Two Dead on Everest as Queues and Rescue Failures Compound at Peak Season
Two Indian climbers died on Everest during descent on summit days that logged 270 and 154 climbers respectively. Pioneer Adventures deployed up to five Sherpas per stricken client and still lost both — one to HAPE, one to collapse linked to snowblindness. Nepal press is explicitly naming crowd management as a contributing factor; a five-kilometer queue was photographed between C2 and C4. At least two simultaneous rescues, including a helicopter evacuation of two British climbers, were also underway. Investigations are ongoing.
The same congested mountain is providing real-time weather data through competing FKT attempts: Tyler Andrews departed Base Camp on the evening of May 23 targeting a no-oxygen record but was already on supplemental O₂ by Camp 2 due to deteriorating winds. Karl Egloff of Ecuador remains staged at Base Camp. The pattern suggests the late-May window is narrower than standard operator briefings indicate — advisors with clients on any May 25–31 Everest or Lhotse departure should immediately vet rescue protocols, Sherpa ratios, and weather contingencies.
Spring Arctic Season Effectively Over — Redirect Clients to Fall or 2027
The 2026 spring Arctic expedition season is closed. Polar Explorers, Icetrek Expeditions, and Dutch outfitter Arctic Adventure are all finishing the final days of Greenland ice-sheet traverses; a Finnish-guided commercial crossing (Nina Teirasvuo, five clients) wrapped May 17. Icetrek's 10-member group is skiing in base layers only under unseasonably warm conditions — a measure of how compressed the season ran. Only Will Steger remains active, in the Canadian High Arctic.

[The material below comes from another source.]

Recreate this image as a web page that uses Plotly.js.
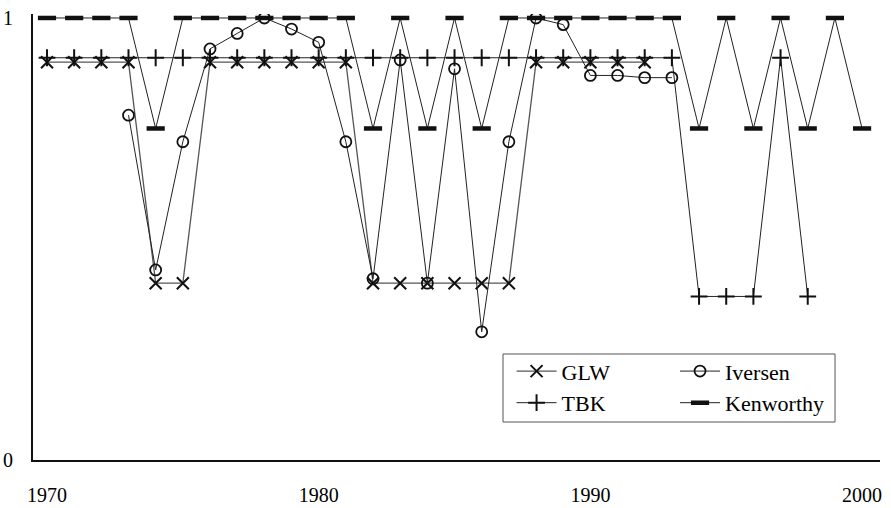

For advisors, the redirect is immediate: any prospect still inquiring about a spring Greenland crossing needs to hear the window is gone for 2026. Begin positioning toward fall Arctic programs or 2027 spring expeditions now, while operators are opening those booking calendars. Unseasonably early warmth is also a sustainability talking point worth raising proactively with clients who ask about climate-driven shifts to polar itineraries.
Jeff Jenkins' Benchmark Gives Advisors a Screening Tool for Plus-Size Adventure
National Geographic presenter Jeff Jenkins (Chubby Diaries) is drawing a distinction advisors should adopt as a client-vetting standard: operators who accommodate larger bodies are not the same as those who design experiences for them from the start. His benchmark — that truly plus-size-friendly product reflects design intent, not retrofitted tolerance — has practical teeth on ziplines, kayaks, horseback rides, and small expedition vessels where weight and harness limits routinely exclude clients without advance warning.
Jenkins' growing NatGeo platform will push this niche into mainstream advisor inboxes. The commercial opportunity is real and largely uncontested: identify which small-group or soft-adventure operators have addressed this at the design level, build a shortlist, and be ready before demand arrives. Intrepid-style operators in particular have room to differentiate here explicitly — accommodation-level inclusion is table stakes; design-level inclusion is a selling point.